Great Job Daddy

August 5, 2013, by Todd Neva

“Daddy, draw me a truck,” Isaac said as he plopped his book How to Draw Things That Go on the table.

Holding a pen between my middle and ring fingers, I drew a pickup truck. Even though the lines were squiggly, looking like the work of a child, Isaac affirmed me, “Great job, Daddy. I will color it blue, like your truck.”

After a few crayon scribbles on the fender, he slid the paper and crayon over to me and said, “Color it, Daddy.”

I colored it, with a few scribbles outside of the lines, but not completely before my hand got too tired.

“Great job, Daddy, you did really good.”

What kid delegates his coloring?

Recently, my cousin Greg and nephew Adam visited us. I put them to work as I often do when I have visitors. I would do the work myself, but my hands don’t work.
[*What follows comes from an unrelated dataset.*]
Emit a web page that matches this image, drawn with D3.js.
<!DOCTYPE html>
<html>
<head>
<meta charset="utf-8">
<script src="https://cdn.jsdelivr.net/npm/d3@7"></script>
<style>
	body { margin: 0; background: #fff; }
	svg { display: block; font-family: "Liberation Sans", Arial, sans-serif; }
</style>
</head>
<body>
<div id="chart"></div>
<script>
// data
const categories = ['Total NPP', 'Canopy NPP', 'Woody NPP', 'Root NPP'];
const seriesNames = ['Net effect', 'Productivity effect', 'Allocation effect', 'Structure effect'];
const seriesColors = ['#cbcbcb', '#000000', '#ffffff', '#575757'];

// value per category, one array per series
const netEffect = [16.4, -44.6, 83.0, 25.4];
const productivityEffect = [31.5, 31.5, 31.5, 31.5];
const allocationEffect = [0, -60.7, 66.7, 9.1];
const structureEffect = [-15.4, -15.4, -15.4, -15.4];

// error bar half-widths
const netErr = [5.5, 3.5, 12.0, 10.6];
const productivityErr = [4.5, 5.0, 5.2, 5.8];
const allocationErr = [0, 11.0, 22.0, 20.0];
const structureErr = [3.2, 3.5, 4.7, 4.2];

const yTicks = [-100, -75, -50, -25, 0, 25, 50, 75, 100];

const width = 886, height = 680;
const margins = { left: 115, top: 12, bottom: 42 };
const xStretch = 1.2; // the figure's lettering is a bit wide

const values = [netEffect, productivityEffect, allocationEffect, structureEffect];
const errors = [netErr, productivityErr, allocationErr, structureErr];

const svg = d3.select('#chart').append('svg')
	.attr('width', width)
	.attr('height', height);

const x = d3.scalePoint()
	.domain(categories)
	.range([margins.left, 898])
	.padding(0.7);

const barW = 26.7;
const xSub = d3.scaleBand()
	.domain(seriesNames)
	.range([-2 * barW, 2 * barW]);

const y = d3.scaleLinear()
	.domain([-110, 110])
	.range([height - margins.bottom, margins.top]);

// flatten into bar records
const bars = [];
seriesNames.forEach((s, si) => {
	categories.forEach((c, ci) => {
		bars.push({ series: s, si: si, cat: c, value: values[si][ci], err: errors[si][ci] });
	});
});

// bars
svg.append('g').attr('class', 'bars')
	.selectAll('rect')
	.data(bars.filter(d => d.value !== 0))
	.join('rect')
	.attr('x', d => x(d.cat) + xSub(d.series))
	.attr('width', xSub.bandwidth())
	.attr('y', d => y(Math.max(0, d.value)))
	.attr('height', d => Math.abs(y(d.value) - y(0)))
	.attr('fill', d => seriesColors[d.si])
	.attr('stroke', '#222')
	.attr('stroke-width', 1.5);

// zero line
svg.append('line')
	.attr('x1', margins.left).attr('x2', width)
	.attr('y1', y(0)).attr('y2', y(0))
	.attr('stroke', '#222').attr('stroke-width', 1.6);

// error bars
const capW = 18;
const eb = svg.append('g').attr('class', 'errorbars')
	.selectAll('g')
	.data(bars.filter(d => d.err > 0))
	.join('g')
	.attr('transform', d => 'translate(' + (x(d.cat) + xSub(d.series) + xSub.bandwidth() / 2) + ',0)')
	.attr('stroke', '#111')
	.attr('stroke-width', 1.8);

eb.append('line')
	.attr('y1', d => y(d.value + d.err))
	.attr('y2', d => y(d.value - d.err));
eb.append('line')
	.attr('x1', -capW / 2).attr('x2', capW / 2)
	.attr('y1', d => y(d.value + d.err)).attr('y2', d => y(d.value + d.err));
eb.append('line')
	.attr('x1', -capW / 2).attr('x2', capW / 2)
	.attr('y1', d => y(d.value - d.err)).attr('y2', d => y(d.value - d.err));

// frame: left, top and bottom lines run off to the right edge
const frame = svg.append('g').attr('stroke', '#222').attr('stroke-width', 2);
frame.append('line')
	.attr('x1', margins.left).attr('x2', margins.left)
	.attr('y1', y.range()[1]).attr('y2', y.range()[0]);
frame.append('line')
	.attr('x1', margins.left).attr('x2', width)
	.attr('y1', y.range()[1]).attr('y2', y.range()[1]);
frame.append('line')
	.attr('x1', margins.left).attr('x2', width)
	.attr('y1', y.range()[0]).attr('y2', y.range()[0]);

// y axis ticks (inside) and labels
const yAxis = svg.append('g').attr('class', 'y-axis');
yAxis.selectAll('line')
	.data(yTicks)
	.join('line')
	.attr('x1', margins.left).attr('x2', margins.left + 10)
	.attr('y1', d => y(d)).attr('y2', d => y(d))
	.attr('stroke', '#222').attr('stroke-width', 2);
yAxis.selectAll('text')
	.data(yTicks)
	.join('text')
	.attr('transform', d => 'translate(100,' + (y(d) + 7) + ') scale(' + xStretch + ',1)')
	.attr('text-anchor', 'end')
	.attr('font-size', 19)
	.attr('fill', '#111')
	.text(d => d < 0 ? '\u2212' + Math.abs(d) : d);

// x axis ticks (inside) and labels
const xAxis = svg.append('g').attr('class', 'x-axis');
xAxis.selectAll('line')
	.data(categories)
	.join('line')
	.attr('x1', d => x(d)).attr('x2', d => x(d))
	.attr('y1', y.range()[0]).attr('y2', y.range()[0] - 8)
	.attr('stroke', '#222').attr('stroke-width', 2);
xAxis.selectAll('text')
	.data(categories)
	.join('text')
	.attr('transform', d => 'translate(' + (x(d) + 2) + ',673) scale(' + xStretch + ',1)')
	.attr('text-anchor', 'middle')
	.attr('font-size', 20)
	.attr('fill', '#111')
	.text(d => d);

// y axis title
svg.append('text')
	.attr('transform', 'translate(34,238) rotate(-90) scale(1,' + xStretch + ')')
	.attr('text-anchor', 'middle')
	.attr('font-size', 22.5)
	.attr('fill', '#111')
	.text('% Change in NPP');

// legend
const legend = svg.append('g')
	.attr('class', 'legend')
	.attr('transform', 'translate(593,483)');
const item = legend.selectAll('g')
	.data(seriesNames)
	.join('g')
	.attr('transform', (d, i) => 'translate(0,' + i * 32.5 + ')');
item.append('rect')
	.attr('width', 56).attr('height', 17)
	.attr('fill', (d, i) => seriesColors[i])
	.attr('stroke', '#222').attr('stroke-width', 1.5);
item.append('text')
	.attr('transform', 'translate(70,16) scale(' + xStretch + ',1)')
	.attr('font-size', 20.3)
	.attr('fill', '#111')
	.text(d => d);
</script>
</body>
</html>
I have weeks to think about a project before having a willing visitor, and then with the project clearly mapped out in my mind, I hover over him and direct the work.

We used my father-in-law’s backhoe on a few projects around the property—knocking a hole through the rock wall to allow for drainage, digging the topsoil out from the future site of a shed, and removing old stumps from harvested Christmas trees.

On the last project, I directed Greg’s backhoe work from my lawnmower with Isaac standing in front of me. Greg positioned the backhoe in front of a stump and started to move the boom into position.

Isaac yelled out, “You need to come this way a little bit.”

“Son, you have a future in middle-management.”

 

Later, I told Greg, “You had two foremen and one of them is three. I’ve never seen a three-year-old delegate work. He even delegates his coloring to me. What three-year-old would rather tell somebody to color than color himself?”

“A three-year-old who wants to be like his daddy,” Greg said.